Okay, on to Verse 2 of Psalm 84!

My soul longed and even yearned for the courts of the Lord; My heart and my flesh sing for joy to the living God. (Psalms 84:2 NAS)

At first glance a simple little verse, but ponder it a little, and it opens up a feast of truth for my soul and spirit! I hope it will do the same for you.

First, it really gets my attention when David says something in two ways, because he WANTS that emphasis to not be lost on his audience: He starts out with “My soul longed… for the courts of the Lord.” But no, that’s not enough! Because he then adds, “….even YEARNED for, the courts of the Lord.” Okay, it worked on me; I see that second phrase, and involuntarily tilt my head in the same way my dog does when I say something he doesn’t understand: What? What? What are you saying?

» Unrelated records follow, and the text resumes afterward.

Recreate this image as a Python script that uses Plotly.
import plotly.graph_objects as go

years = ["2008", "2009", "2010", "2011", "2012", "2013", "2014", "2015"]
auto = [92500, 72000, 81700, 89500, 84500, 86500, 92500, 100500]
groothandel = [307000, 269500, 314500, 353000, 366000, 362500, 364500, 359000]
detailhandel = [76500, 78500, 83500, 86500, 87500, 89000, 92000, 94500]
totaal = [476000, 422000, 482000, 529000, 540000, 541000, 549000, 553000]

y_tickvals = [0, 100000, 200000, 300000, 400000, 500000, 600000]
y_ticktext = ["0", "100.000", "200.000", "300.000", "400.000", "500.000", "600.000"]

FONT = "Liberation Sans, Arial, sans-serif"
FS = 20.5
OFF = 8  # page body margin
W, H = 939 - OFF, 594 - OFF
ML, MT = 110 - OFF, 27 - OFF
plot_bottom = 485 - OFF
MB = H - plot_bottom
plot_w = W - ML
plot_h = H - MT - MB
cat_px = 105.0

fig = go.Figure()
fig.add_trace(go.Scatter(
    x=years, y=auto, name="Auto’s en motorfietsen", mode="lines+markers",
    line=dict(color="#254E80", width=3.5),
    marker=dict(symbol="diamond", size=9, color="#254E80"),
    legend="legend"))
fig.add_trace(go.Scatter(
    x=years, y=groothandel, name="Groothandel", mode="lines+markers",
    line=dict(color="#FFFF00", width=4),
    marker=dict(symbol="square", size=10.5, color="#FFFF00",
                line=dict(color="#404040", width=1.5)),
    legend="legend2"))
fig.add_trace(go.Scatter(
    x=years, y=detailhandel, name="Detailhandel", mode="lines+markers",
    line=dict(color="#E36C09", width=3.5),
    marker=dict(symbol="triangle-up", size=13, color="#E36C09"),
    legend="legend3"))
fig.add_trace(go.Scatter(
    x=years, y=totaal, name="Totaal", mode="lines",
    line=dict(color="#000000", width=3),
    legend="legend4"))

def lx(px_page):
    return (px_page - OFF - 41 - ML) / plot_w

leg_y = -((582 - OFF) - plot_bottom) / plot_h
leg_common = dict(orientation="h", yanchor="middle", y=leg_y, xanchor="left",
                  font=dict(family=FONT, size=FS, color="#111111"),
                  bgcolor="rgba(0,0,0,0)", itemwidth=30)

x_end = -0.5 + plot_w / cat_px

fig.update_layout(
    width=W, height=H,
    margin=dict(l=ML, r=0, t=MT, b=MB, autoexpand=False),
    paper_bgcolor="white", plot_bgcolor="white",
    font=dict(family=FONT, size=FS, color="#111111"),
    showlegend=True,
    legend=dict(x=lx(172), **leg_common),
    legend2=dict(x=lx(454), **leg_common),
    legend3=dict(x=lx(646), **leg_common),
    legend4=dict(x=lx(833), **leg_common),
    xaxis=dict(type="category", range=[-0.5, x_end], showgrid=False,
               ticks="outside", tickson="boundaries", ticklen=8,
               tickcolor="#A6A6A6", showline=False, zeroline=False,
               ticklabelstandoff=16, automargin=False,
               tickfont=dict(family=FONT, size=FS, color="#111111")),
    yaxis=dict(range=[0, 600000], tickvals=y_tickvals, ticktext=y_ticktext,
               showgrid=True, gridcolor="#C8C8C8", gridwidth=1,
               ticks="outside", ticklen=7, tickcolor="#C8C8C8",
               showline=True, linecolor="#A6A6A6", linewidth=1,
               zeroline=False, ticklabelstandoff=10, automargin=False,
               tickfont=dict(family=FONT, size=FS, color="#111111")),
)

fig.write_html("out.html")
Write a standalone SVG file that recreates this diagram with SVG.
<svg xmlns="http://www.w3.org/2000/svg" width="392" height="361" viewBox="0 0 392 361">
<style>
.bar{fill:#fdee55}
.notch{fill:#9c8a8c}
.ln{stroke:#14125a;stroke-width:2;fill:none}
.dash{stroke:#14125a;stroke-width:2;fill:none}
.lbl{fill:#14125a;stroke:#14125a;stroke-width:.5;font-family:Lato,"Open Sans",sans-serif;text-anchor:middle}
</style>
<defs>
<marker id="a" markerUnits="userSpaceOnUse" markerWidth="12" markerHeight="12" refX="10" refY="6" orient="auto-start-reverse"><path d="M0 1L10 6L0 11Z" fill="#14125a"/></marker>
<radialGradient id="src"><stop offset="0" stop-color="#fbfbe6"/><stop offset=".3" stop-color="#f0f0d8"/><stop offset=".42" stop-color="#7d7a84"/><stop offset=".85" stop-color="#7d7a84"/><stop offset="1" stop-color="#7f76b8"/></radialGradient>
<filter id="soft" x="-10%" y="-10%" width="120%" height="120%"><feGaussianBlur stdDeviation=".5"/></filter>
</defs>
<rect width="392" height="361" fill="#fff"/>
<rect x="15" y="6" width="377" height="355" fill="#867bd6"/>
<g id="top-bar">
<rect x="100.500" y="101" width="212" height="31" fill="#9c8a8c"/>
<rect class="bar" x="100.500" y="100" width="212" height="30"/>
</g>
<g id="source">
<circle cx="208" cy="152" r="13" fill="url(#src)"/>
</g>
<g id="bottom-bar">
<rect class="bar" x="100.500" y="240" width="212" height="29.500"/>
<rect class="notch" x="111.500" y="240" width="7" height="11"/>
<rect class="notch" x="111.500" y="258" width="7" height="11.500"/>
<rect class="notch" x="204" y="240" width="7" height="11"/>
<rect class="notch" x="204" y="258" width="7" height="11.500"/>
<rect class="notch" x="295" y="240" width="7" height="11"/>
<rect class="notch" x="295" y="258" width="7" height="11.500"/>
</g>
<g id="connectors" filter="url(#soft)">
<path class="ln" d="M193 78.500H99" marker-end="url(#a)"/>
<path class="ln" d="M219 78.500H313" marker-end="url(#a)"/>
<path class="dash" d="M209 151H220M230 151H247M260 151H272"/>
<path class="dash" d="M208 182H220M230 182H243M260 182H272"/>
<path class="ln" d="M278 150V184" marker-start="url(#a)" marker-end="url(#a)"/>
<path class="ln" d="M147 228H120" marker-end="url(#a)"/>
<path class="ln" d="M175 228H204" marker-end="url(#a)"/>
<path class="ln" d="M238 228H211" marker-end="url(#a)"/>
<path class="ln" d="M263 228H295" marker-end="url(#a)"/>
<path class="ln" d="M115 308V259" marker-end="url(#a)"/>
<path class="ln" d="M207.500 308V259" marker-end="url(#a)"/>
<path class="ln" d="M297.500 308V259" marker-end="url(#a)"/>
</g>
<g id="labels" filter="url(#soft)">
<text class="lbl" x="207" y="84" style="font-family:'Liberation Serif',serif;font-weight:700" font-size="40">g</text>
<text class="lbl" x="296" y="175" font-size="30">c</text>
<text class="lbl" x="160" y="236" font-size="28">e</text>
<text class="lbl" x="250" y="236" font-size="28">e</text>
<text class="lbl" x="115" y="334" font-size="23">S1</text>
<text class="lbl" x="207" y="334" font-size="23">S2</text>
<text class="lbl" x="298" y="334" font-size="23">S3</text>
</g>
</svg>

So I dig down into the Hebrew words in my nifty NASB Strongs Bible app, and discover these are NOT mere synonyms, these words “longed for” and “yearned.” Not even close! In fact, they cover the range of desire that goes from 30 mph to 120 mph in 6 seconds! Because the first word just means “Yeah, I want that.” But the second word actually means “to be consumed by, swallowed up in, done in by…!!” Wow.

So David essentially says, “I want you, God….. no wait, I want you more than anything! I can’t think of anything else. Wanting to be near you has eclipsed every other desire in me. I’ve got to get to where I can be near you!” And David doesn’t stop there, he tells us what happens as a result of that yearning, when he gets to the courts of the Lord, to the place where he can know God more: both his mouth and his heart are singing for joy!

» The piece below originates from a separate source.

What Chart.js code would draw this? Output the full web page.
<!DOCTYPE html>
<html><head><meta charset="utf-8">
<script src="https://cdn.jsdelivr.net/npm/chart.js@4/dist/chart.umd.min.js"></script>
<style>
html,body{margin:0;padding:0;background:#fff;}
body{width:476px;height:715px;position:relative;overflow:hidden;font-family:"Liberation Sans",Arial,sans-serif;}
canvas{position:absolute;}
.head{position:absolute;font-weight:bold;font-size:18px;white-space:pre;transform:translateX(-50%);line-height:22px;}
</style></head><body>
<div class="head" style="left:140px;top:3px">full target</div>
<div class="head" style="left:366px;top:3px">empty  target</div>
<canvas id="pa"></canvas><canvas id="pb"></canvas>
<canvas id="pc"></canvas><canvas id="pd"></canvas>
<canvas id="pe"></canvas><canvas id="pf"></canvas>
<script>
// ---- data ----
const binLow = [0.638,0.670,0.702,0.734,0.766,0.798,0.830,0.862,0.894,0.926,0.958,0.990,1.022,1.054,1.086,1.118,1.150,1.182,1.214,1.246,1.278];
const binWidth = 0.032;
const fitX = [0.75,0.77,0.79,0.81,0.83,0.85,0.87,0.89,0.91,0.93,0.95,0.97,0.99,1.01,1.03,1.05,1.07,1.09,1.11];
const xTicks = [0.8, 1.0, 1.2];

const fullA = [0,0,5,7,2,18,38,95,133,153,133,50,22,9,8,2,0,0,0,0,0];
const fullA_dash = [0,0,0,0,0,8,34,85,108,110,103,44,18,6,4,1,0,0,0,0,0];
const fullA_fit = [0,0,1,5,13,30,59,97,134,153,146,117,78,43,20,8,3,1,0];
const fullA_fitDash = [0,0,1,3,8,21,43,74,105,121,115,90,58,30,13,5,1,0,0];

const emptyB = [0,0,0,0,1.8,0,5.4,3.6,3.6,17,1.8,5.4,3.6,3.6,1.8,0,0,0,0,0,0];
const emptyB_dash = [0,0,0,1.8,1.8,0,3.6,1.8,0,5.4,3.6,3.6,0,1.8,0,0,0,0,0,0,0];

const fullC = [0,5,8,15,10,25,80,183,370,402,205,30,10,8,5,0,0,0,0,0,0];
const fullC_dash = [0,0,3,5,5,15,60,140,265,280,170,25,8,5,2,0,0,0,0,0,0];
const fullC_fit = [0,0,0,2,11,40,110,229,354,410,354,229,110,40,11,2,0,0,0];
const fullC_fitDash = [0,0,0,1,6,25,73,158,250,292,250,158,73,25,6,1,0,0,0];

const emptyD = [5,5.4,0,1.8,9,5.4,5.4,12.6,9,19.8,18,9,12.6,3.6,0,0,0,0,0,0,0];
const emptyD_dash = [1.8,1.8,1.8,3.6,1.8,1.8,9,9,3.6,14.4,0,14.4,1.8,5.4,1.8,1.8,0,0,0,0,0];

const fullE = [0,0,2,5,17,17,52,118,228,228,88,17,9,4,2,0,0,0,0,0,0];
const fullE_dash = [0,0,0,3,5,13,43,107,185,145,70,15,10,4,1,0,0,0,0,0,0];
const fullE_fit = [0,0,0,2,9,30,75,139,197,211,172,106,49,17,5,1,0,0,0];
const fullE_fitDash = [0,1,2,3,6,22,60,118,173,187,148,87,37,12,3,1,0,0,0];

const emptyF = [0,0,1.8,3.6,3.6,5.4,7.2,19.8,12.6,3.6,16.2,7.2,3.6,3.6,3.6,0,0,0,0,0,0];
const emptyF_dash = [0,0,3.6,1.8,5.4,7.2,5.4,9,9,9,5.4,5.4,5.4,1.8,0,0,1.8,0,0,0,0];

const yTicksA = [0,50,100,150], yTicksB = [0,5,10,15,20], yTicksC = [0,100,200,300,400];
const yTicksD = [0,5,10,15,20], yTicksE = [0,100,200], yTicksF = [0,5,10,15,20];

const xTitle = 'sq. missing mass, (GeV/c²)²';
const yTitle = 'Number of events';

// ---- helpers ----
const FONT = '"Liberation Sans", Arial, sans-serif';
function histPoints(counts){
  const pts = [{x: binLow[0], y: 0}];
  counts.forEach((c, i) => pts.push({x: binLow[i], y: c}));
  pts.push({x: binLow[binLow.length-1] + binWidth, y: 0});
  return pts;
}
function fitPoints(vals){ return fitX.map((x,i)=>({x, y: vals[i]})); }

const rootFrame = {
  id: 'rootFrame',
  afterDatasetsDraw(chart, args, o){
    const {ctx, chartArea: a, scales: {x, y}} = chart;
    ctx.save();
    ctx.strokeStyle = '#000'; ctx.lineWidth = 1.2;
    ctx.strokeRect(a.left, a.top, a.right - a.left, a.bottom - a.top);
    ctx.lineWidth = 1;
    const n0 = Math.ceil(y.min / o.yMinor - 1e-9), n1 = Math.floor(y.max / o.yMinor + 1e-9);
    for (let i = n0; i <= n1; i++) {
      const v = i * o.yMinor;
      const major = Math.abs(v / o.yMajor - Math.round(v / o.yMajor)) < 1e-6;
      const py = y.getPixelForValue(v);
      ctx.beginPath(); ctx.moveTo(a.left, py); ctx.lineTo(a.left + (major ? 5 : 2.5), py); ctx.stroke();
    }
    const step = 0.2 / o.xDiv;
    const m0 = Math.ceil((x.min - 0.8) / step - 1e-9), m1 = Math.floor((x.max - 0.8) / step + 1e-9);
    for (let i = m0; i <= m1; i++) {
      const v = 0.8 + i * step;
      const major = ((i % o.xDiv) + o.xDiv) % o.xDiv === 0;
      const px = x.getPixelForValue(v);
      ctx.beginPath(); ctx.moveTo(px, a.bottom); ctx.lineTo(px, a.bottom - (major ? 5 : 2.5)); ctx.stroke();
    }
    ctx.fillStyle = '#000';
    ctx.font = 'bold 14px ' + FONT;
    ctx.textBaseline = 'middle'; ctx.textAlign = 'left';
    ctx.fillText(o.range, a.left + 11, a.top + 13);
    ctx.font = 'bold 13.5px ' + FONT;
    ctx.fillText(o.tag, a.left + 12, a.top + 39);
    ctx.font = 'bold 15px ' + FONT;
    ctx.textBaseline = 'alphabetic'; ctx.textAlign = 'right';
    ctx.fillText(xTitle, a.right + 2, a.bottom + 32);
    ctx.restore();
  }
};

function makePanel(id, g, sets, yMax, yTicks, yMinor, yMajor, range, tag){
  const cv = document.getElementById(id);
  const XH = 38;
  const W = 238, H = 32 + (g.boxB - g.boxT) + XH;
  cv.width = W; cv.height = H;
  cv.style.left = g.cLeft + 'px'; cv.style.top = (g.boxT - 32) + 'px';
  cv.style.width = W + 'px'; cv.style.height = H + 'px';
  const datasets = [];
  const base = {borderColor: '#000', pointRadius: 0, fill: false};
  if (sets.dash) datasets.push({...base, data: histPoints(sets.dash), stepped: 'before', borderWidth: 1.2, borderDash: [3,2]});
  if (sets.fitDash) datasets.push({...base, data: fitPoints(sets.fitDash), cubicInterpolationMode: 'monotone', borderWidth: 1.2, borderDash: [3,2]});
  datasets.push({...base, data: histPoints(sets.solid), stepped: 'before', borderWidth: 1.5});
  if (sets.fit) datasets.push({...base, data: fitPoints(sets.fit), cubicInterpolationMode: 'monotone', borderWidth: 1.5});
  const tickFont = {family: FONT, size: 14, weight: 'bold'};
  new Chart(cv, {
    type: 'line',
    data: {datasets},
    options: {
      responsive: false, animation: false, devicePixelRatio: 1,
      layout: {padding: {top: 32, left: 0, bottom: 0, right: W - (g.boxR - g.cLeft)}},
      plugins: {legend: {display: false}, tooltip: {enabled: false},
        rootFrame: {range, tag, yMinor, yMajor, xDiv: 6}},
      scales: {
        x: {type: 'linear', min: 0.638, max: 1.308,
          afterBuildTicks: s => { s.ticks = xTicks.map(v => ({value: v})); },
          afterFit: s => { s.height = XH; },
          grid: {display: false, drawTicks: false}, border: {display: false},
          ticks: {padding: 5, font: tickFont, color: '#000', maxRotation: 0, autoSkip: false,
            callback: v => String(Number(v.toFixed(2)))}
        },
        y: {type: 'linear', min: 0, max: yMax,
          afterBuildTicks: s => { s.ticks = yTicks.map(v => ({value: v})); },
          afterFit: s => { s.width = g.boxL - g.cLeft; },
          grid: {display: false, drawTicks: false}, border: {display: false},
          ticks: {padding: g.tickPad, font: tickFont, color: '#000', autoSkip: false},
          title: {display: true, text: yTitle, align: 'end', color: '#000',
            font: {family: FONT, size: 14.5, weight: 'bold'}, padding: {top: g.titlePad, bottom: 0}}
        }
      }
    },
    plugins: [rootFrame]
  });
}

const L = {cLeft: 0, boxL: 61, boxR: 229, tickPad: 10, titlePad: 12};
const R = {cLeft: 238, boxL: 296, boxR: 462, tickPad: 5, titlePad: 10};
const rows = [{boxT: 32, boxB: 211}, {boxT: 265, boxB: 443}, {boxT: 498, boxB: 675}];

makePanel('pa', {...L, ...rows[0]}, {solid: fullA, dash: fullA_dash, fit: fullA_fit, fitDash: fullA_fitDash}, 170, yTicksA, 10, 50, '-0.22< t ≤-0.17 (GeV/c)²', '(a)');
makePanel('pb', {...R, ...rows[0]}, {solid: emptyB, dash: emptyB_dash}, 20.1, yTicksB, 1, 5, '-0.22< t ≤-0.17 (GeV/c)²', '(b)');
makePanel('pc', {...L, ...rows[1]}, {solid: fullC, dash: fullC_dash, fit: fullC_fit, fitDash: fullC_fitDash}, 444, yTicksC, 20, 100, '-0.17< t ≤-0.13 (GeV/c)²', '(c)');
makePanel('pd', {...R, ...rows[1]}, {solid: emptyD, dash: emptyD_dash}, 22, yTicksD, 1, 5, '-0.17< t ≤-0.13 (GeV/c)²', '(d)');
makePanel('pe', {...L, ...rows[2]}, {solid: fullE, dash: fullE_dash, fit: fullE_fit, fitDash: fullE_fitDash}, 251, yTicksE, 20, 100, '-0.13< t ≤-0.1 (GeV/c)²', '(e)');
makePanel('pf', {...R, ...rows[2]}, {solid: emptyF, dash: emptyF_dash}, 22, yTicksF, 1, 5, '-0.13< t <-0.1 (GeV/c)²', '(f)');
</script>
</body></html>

So, now we get to the good news and the bad news. The good news is that this is a wonderful place to be: to have a heart singing for joy — not because Daddy made you go to church and singing is what you do there, or because the choir is doing a cantata and you have to practice your part — but because you are so full of joy you’ve gotta sing about!

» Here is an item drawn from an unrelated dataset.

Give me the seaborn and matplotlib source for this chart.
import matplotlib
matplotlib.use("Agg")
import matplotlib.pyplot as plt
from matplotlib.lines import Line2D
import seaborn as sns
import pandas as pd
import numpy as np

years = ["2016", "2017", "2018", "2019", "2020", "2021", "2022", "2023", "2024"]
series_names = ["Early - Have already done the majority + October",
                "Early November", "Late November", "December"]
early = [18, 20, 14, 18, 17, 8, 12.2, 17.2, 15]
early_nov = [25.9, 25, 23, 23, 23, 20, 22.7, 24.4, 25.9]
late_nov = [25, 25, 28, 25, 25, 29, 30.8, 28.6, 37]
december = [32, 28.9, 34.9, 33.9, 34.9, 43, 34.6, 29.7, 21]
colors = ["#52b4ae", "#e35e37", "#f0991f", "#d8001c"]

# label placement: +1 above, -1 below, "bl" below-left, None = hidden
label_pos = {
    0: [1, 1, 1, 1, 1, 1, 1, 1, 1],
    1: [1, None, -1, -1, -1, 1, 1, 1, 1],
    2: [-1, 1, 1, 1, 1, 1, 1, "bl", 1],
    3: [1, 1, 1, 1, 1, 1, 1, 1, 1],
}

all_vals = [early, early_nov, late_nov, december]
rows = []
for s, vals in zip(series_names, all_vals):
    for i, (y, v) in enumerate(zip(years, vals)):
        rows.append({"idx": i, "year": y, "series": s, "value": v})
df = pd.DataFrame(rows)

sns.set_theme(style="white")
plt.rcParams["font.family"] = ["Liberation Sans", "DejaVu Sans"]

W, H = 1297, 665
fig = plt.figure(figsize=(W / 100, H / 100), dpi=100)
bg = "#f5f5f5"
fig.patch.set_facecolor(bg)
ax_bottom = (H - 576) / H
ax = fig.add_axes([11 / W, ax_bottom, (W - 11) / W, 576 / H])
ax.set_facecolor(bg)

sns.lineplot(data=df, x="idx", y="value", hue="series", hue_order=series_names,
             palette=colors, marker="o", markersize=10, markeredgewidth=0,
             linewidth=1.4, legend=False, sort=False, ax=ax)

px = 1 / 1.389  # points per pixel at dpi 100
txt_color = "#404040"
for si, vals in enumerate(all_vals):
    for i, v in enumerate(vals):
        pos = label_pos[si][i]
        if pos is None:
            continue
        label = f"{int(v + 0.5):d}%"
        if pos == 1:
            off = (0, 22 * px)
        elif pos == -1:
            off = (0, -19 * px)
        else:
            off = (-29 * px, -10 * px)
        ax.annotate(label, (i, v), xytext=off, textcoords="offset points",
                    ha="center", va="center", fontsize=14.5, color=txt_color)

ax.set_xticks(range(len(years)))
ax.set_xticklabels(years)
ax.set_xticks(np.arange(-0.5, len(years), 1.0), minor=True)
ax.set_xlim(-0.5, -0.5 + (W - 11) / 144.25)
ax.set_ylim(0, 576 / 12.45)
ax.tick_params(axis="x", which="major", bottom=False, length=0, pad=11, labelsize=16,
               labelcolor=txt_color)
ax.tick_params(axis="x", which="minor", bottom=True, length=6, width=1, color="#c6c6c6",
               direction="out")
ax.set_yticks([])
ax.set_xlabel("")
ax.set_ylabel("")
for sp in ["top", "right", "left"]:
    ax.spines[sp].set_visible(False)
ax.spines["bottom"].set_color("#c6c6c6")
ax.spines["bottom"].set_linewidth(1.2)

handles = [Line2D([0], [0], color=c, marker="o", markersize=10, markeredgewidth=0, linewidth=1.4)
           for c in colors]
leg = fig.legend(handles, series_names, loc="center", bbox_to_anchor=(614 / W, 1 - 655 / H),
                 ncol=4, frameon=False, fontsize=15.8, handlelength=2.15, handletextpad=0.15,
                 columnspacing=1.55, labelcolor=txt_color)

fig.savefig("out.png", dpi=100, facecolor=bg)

The bad news? It’s the sinking realization, “Gee, I don’t know how to get there.” I know exactly what that is like. I’ve witnessed the unbridled joy in people like David in the Bible, and heard numerous other witnesses in the Bible speak of loving God, yearning for God, wanting him more than anything — and realizing, I don’t know how to make my heart do that…. I don’t know how to fill myself with passion for this invisible God. I believe IN Him, I want to be that full of passion for him, but I honestly don’t know how to get there! How do you make yourself feel passion?

But I have the answer for you: I discovered it in my prayer place years ago. It is simply confessing the truth. It goes like this: on the knees, before the Lord, saying, “God I want to love you like this, but I don’t know how. I don’t want you like David did… but I WANT TO WANT YOU LIKE THIS. PLEASE HELP ME. Holy Spirit, fill me with this kind of love and yearning for God.” Because it occurred to me in a moment of enlightenment, the Holy Spirit is our helper, and what is He here to help us do, if not to love this God we cannot see, with all our might?

And the Spirit WILL answer you. I think I can safely say on His behalf, He LOVES to answer prayers like this. He did for me. He filled my heart with longing for God in the coming days and weeks. And over the years, if my love wanes, I go right back to the Spirit, and offer my wandering heart back to Him to be filled with longing for God. Longing comes, fills up my soul and spirit, and leads to more intimate times with the Lord. And that always brings the joy. I sing for joy because God is greater than my wandering heart, and my life with him flows out of His power, not my weakness — if I knock, ask and seek for it.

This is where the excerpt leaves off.